Working Women in English Society, 1300–1620

Marjorie Keniston McIntosh
Cambridge, Cambridge University Press, 2005
Kings College London
https://reviews.history.ac.uk/review/513
Date accessed: 2 October, 2023
Working Women in English Society offers a fascinating insight into the numerous ways in which women engaged with the market economy in England between 1300 and 1620. Marjorie Keniston McIntosh's study is a timely addition to the growing body of literature on women and work, and one which is all the more welcome for bridging the traditional historical divide between late medieval and early modern England. This allows the author to chart the long-term impact of cultural, demographic, economic and social change on women's working lives and on the nature and level of their involvement in income-generating activities. McIntosh carries forward existing scholarship into women's economic roles by drawing on unpublished material from equity court petitions and by undertaking a substantial body of original research into five market centres: Tamworth (Staffordshire), Ramsey (Huntingdonshire), Northallerton (North Yorkshire), Romford (Essex) and Minehead (Somerset). She thereby illuminates women's participation in the often neglected areas of boarding, financial services and real estate, as well as in the more frequently studied areas of food, drink and craft work.

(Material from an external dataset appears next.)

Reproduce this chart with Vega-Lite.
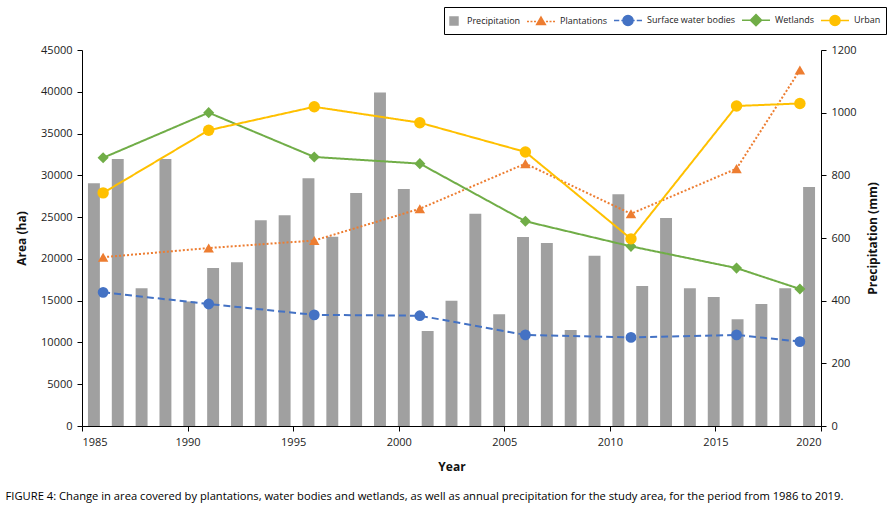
{
  "$schema": "https://vega.github.io/schema/vega-lite/v6.json",
  "width": 739,
  "height": 376,
  "autosize": {"type": "none"},
  "padding": {"left": 82, "top": 50, "right": 72, "bottom": 86},
  "background": "white",
  "config": {
    "view": {"stroke": null},
    "font": "Open Sans",
    "axis": {
      "labelFont": "Open Sans",
      "labelFontSize": 11,
      "labelColor": "#222222",
      "titleFont": "Open Sans",
      "titleFontSize": 12,
      "titleFontWeight": "bold",
      "titleColor": "#111111",
      "domainColor": "#000000",
      "tickColor": "#000000",
      "grid": false,
      "tickSize": 5,
      "labelPadding": 5
    }
  },
  "title": {
    "text": "FIGURE 4: Change in area covered by plantations, water bodies and wetlands, as well as annual precipitation for the study area, for the period from 1986 to 2019.",
    "orient": "bottom",
    "anchor": "start",
    "frame": "bounds",
    "font": "Open Sans",
    "fontSize": 11.2,
    "fontWeight": "normal",
    "color": "#000000",
    "offset": 19,
    "dx": -10
  },
  "layer": [
    {
      "data": {
        "values": [
          {"idx": 1, "precip": 775, "series": "Precipitation"},
          {"idx": 2, "precip": 852, "series": "Precipitation"},
          {"idx": 3, "precip": 440, "series": "Precipitation"},
          {"idx": 4, "precip": 852, "series": "Precipitation"},
          {"idx": 5, "precip": 397, "series": "Precipitation"},
          {"idx": 6, "precip": 504, "series": "Precipitation"},
          {"idx": 7, "precip": 523, "series": "Precipitation"},
          {"idx": 8, "precip": 657, "series": "Precipitation"},
          {"idx": 9, "precip": 673, "series": "Precipitation"},
          {"idx": 10, "precip": 791, "series": "Precipitation"},
          {"idx": 11, "precip": 604, "series": "Precipitation"},
          {"idx": 12, "precip": 744, "series": "Precipitation"},
          {"idx": 13, "precip": 1064, "series": "Precipitation"},
          {"idx": 14, "precip": 756, "series": "Precipitation"},
          {"idx": 15, "precip": 303, "series": "Precipitation"},
          {"idx": 16, "precip": 400, "series": "Precipitation"},
          {"idx": 17, "precip": 677, "series": "Precipitation"},
          {"idx": 18, "precip": 357, "series": "Precipitation"},
          {"idx": 19, "precip": 603, "series": "Precipitation"},
          {"idx": 20, "precip": 584, "series": "Precipitation"},
          {"idx": 21, "precip": 306, "series": "Precipitation"},
          {"idx": 22, "precip": 543, "series": "Precipitation"},
          {"idx": 23, "precip": 740, "series": "Precipitation"},
          {"idx": 24, "precip": 447, "series": "Precipitation"},
          {"idx": 25, "precip": 664, "series": "Precipitation"},
          {"idx": 26, "precip": 440, "series": "Precipitation"},
          {"idx": 27, "precip": 412, "series": "Precipitation"},
          {"idx": 28, "precip": 341, "series": "Precipitation"},
          {"idx": 29, "precip": 389, "series": "Precipitation"},
          {"idx": 30, "precip": 440, "series": "Precipitation"},
          {"idx": 31, "precip": 763, "series": "Precipitation"}
        ]
      },
      "mark": {"type": "bar"},
      "encoding": {
        "x": {"field": "idx", "type": "ordinal", "scale": {"paddingInner": 0.5, "paddingOuter": 0.25}, "axis": null},
        "y": {
          "field": "precip",
          "type": "quantitative",
          "scale": {"domain": [0, 1200], "nice": false},
          "axis": {
            "orient": "right",
            "title": "Precipitation (mm)",
            "values": [0, 200, 400, 600, 800, 1000, 1200],
            "format": "d",
            "titleAngle": 270,
            "titlePadding": 23
          }
        },
        "color": {
          "field": "series",
          "type": "nominal",
          "scale": {
            "domain": ["Precipitation", "Plantations", "Surface water bodies", "Wetlands", "Urban"],
            "range": ["#A0A0A0", "#ED7D31", "#4472C4", "#70AD47", "#FFC000"]
          }
        }
      }
    },
    {
      "data": {
        "values": [
          {"year": 1986, "series": "Plantations", "area": 20200},
          {"year": 1991, "series": "Plantations", "area": 21300},
          {"year": 1996, "series": "Plantations", "area": 22200},
          {"year": 2001, "series": "Plantations", "area": 26000},
          {"year": 2006, "series": "Plantations", "area": 31400},
          {"year": 2011, "series": "Plantations", "area": 25400},
          {"year": 2016, "series": "Plantations", "area": 30800},
          {"year": 2019, "series": "Plantations", "area": 42600},
          {"year": 1986, "series": "Surface water bodies", "area": 16000},
          {"year": 1991, "series": "Surface water bodies", "area": 14600},
          {"year": 1996, "series": "Surface water bodies", "area": 13300},
          {"year": 2001, "series": "Surface water bodies", "area": 13200},
          {"year": 2006, "series": "Surface water bodies", "area": 10900},
          {"year": 2011, "series": "Surface water bodies", "area": 10600},
          {"year": 2016, "series": "Surface water bodies", "area": 10900},
          {"year": 2019, "series": "Surface water bodies", "area": 10100},
          {"year": 1986, "series": "Wetlands", "area": 32100},
          {"year": 1991, "series": "Wetlands", "area": 37500},
          {"year": 1996, "series": "Wetlands", "area": 32200},
          {"year": 2001, "series": "Wetlands", "area": 31400},
          {"year": 2006, "series": "Wetlands", "area": 24500},
          {"year": 2011, "series": "Wetlands", "area": 21500},
          {"year": 2016, "series": "Wetlands", "area": 18900},
          {"year": 2019, "series": "Wetlands", "area": 16400},
          {"year": 1986, "series": "Urban", "area": 27900},
          {"year": 1991, "series": "Urban", "area": 35400},
          {"year": 1996, "series": "Urban", "area": 38200},
          {"year": 2001, "series": "Urban", "area": 36300},
          {"year": 2006, "series": "Urban", "area": 32800},
          {"year": 2011, "series": "Urban", "area": 22400},
          {"year": 2016, "series": "Urban", "area": 38300},
          {"year": 2019, "series": "Urban", "area": 38600}
        ]
      },
      "encoding": {
        "x": {
          "field": "year",
          "type": "quantitative",
          "scale": {"domain": [1985, 2020], "nice": false, "zero": false},
          "axis": {
            "title": "Year",
            "values": [1985, 1990, 1995, 2000, 2005, 2010, 2015, 2020],
            "format": "d",
            "titlePadding": 14
          }
        },
        "y": {
          "field": "area",
          "type": "quantitative",
          "scale": {"domain": [0, 45000], "nice": false},
          "axis": {
            "orient": "left",
            "title": "Area (ha)",
            "values": [0, 5000, 10000, 15000, 20000, 25000, 30000, 35000, 40000, 45000],
            "format": "d",
            "titlePadding": 12
          }
        }
      },
      "layer": [
        {
          "mark": {"type": "line", "strokeWidth": 2},
          "encoding": {
            "color": {
              "field": "series",
              "type": "nominal",
              "scale": {
                "domain": ["Precipitation", "Plantations", "Surface water bodies", "Wetlands", "Urban"],
                "range": ["#A0A0A0", "#ED7D31", "#4472C4", "#70AD47", "#FFC000"]
              }
            },
            "strokeDash": {
              "field": "series",
              "type": "nominal",
              "scale": {
                "domain": ["Plantations", "Surface water bodies", "Wetlands", "Urban"],
                "range": [[2, 2], [7, 4], [1, 0], [1, 0]]
              },
              "legend": null
            }
          }
        },
        {
          "mark": {"type": "point", "filled": true, "opacity": 1},
          "encoding": {
            "shape": {
              "field": "series",
              "type": "nominal",
              "scale": {
                "domain": ["Plantations", "Surface water bodies", "Wetlands", "Urban"],
                "range": ["triangle-up", "circle", "diamond", "circle"]
              },
              "legend": null
            },
            "size": {
              "field": "series",
              "type": "ordinal",
              "scale": {
                "domain": ["Plantations", "Surface water bodies", "Wetlands", "Urban"],
                "range": [110, 130, 150, 130]
              },
              "legend": null
            },
            "color": {
              "field": "series",
              "type": "nominal",
              "scale": {
                "domain": ["Precipitation", "Plantations", "Surface water bodies", "Wetlands", "Urban"],
                "range": ["#A0A0A0", "#ED7D31", "#4472C4", "#70AD47", "#FFC000"]
              },
              "legend": {
                "title": null,
                "orient": "none",
                "legendX": 362,
                "legendY": -43,
                "direction": "horizontal",
                "strokeColor": "#000000",
                "padding": 5,
                "cornerRadius": 0,
                "symbolSize": 196,
                "symbolStrokeWidth": 1.5,
                "labelFont": "Open Sans",
                "labelFontSize": 9,
                "labelColor": "#222222",
                "labelOffset": 18,
                "columnPadding": 3,
                "encoding": {
                  "symbols": {
                    "shape": {"value": {"expr": "datum.value === 'Precipitation' ? 'M-1,-0.57H0.14V0.57H-1Z' : datum.value === 'Plantations' ? 'M-1,0H-0.72M-0.5,0H-0.22M0,0H0.28M1.72,0H2M2.22,0H2.5M2.72,0H3M1,-0.62L1.62,0.46H0.38Z' : datum.value === 'Surface water bodies' ? 'M-1,0H-0.25M0.05,0H0.3M1.7,0H1.95M2.25,0H3M1.72,0A0.72,0.72 0 1 1 0.28,0A0.72,0.72 0 1 1 1.72,0Z' : datum.value === 'Wetlands' ? 'M-1,0H3M1,-0.8L1.8,0L1,0.8L0.2,0Z' : 'M-1,0H3M1.72,0A0.72,0.72 0 1 1 0.28,0A0.72,0.72 0 1 1 1.72,0Z'"}},
                    "stroke": {"value": {"expr": "scale('color', datum.value)"}},
                    "strokeWidth": {"value": 1.5}
                  },
                  "labels": {
                    "dx": {"value": {"expr": "datum.value === 'Precipitation' ? -16 : 0"}}
                  }
                }
              }
            }
          }
        }
      ]
    }
  ],
  "resolve": {"scale": {"x": "independent", "y": "independent"}}
}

This highly accessible book is structured in three parts. Part 1 addresses the social context of women's work and places it within its current historiographical setting. Part 2 focuses on the roles open to women as service providers. Part 3 examines the occupations open to women as manufacturers and sellers of goods, and concludes with a short chapter on women as consumers. There is also a useful series of appendices at the end of the book which lays bare McIntosh's source materials and methods. Care and caution underline McIntosh's approach to her sources. The sheer volume of surviving equity court petitions, for example, necessitated the selection of a sample of 283 narrative petitions (229 from central courts and 54 from northern courts) between 1470 and 1620, chosen to reflect as wide a chronological and regional range of cases as possible. McIntosh remains sensitive to the potential pitfalls of such material, notably a petitioner's need to construct as persuasive a case as possible. In selecting the five market centres for her localised case studies, McIntosh's decision was influenced by their diverse regional economies and locations (e.g. compare the southern port of Minehead with the northern town of Northallerton), as well as their relatively complete sets of surviving court rolls. This reviewer, though, would have preferred a little more clarity about how Tamworth constituted 'an ordinary little market town' (p. 17).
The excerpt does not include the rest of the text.